Cataclysms of sponsored thinking
At this plug, it is expected that civil society plays a significant role in informing society on public participation, subject relevance and strategy of engagement in circumstances of emotional rapture. Sadly, the role of civil society currently is to patron people with misinformed narratives that are presumed to challenge the State — a fundraising strategy for their ill motives. The failure on the part of Civil Society to objectively facilitate and moderate conflict resolution creates a huge gap in our democracy.
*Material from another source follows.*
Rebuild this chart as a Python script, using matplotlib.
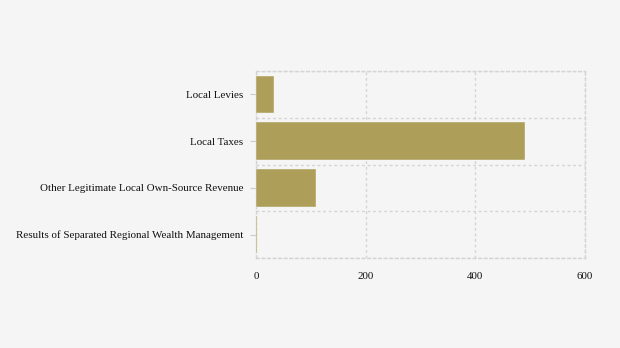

We have a void of a credible and formidable opposition and now we are losing a credible and formidable civil society. The ugliness stretches when the expected CSOs are from Bulawayo, publicly known to be generating donor begging concepts commercialising Gukurahundi. When the victims are absent from such hearings and they are represented by institutions whose integrity is questionable, slowly but surely, pain is being tempered with. This argument stands especially when an “irrelevant” subject is raised by the same people from the same organisation at every meeting yet they cannot discuss the subject beyond what they have been drilled.
Dealing with conflict
To understand what happened on Friday we have to look at the actors, their subject and the currency of their subject. The actors, with their genuine issue, but in the wrong space, are an ethnic particularistic group who have been known for their stance on Gukurahundi. Friday morning, in Nkulumane, they moved around mobilising their supporters to attend the hearings and question the Commission on why it is focusing on a case where less people died than in 1983. They were hatching conflict.
An important theory on conflict and conflict management is John Burton’s (1979, 1997) human needs theory. This approach to conflict explains that groups fight because they are denied not only their biological needs, but also psychological needs that relate to growth and development. These include peoples’ need for identity, security, recognition, participation, and autonomy. This theory provides a plausible explanation of conflicts in Zimbabwe, where such needs have not easily met. Two truths that we have always missed: Zimbabwe has a disturbing history of colonialism and white repression, which generated hatred and conflict among different ethnic groups hence in differences, ethnicity is thrown around.
The task of addressing these seeds of conflict planted by the British has been a complex one; far beyond what many accentuate rapid responses would address. Secondly, after weakening our kingdoms and reordering societies, the colonial powers failed in nation building and providing for the people’s basic needs. Therefore, we have to build a nation, but it involves the State, Civil Society, churches and individuals in concientising each other on which subjects to raise where and how to raise it. Phambili ngeZimbabwe!